January 1984 – June/July 1996
We moved to Rockford in the winter of 1984, right around my 4th birthday. Mom was pregnant with Jenn, and I was the only one who was sure she’d be a girl (I was right). I can’t imagine moving to a new city in the dead of winter with two kids under 4 plus another one on the way – I know this move was hard for Mom, though I can’t really even begin to comprehend it. I know that the other stay-at-home moms in our neighborhood became her lifeline, and so we grew up with family friends that were like family – the Kensingers, the Ericsons, the Wilhelms – and that have remained close to this day.
It’s hard to talk briefly about the house where you grew up. I apologize.
From left: Jenn, Chelsea K., Sara K., Ditka, Mark, Bart K., me
Our house had two stories and a finished basement, all resplendent in early 80s style. The house was chocolate brown, with a cement front porch and a two car garage, where I would get the car stuck on my first attempt at backing out. When we moved in, there was no furniture in the front room, and I remember playing ‘store’ in the front window with the kitchen set that Grandpa built. Later this would be the living room, with nice furniture and the piano, where we grudgingly took lessons. The dining room was infrequently used, as often happens with rooms of this type. Mom would sew our Halloween costumes at the table, and I remember dusting as part of weekly chores and finding coins left on the wooden chair rail.
When we first moved in, the kitchen had brown wood paneling, brown wood cabinets, brown wood slat blinds, and brown linoleum. We would play in one of the tall cabinets, pretending to be Oscar the Grouch in his garbage can. In a later remodel, the external wall was replaced with doors to a sunroom, and all that brown went away. I learned to cook in that kitchen, though it’s probably more accurate to say that I learned to prepare food.
The family room, adjacent to the kitchen, had a fireplace and more wood paneling. One year we had racoons in the fireplace and had to have animal control come and take them out. Living (and playing) took place in this room: the stereo and tv were here, as was our first computer. When we got our first dog, we tried to keep her out of this room and off the new white carpet (bad idea!) by constructing a barrier between the rooms out of furniture and boxes. She immediately figured out how to climb over.
There was a small ‘mud room’ with backyard access; after a remodel, this became a home office, and the laundry and storage moved to a new room carved out of the garage.
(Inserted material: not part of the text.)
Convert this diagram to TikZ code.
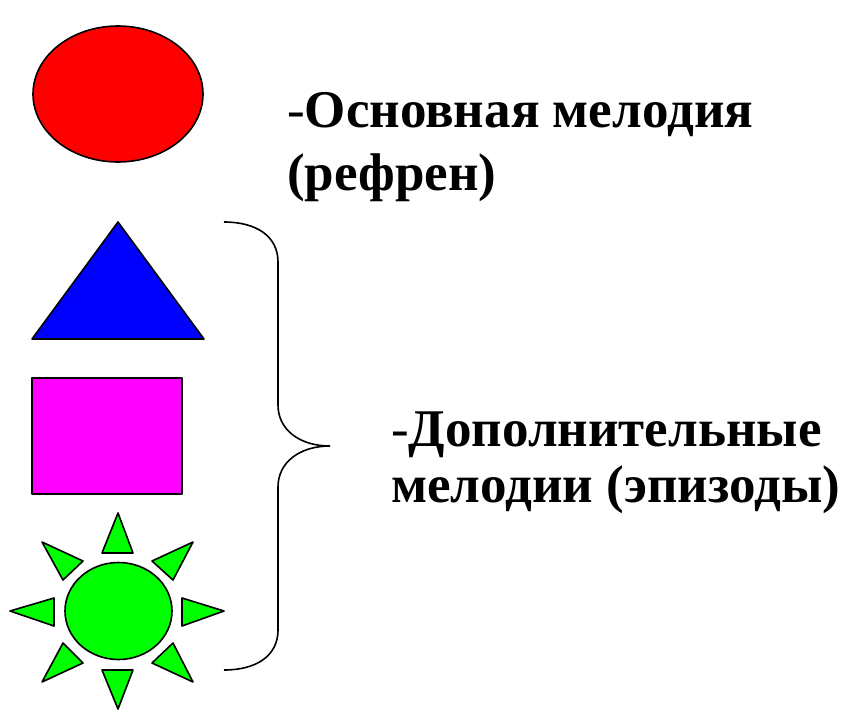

I spent many hours in here on AOL in high school, chatting with friends, doing homework, and listening to Sgt. Pepper. I don’t think that Mom ever got to use it as the home office she envisioned.
The ground floor half bath was absurdly gold and brown when we moved in. I think this was the first room to be updated.
The basement had hideous orange and brown carpet, a sort of bar that was mainly for storage, and a store room. My memories of the basement are mostly of it being in a state of chaos from three kids playing video games, listening to books-on-record, doing art projects, and generally making a terrific mess. In junior high, I carved out a little nook under the stairs as my private space, though why I sought this out, I’m not sure. A later remodel would turn the basement into a much more habitable guest space, adding on a half bath, built in cabinets, a space for watching TV, and a small office for Pop. I spent a lot of time down there in high school, exercising or watching tv and talking on the phone.
We each had our own bedroom on the second floor, though our play as kids spilled out into the hallway and down the stairs, where we would amass all of our beloved stuffed animals for impromptu camp outs. My bedroom was the first on the right, with a closet that bumped out over the stairwell. When I was small, this closet was ideal for playing the sort of games that involved climbing around the room without touching the floor, whether your flavor involved hot lava or a sea full of sharks. I could watch the mailbox from my window, and yell out to my friends amassed in the front yard. When I grew into an angsty adolescent, I had a lock – with a key – on my door to keep prying siblings out.
Tied closely to my memories of the house are my memories of the neighborhood. Those same families that provided support networks for my parents also provided friends for Mark and Jenn and I, and we ranged free with those friends until long after sundown. We went to school and carpooled with many of the neighborhood kids. When I was 15, Sarah and her family moved in next door, giving me the neighborhood best friend I’d long wanted. I babysat kids from the neighborhood. My homecoming and prom dates were guys from the neighborhood. All of which made leaving this house in 1996 even more difficult.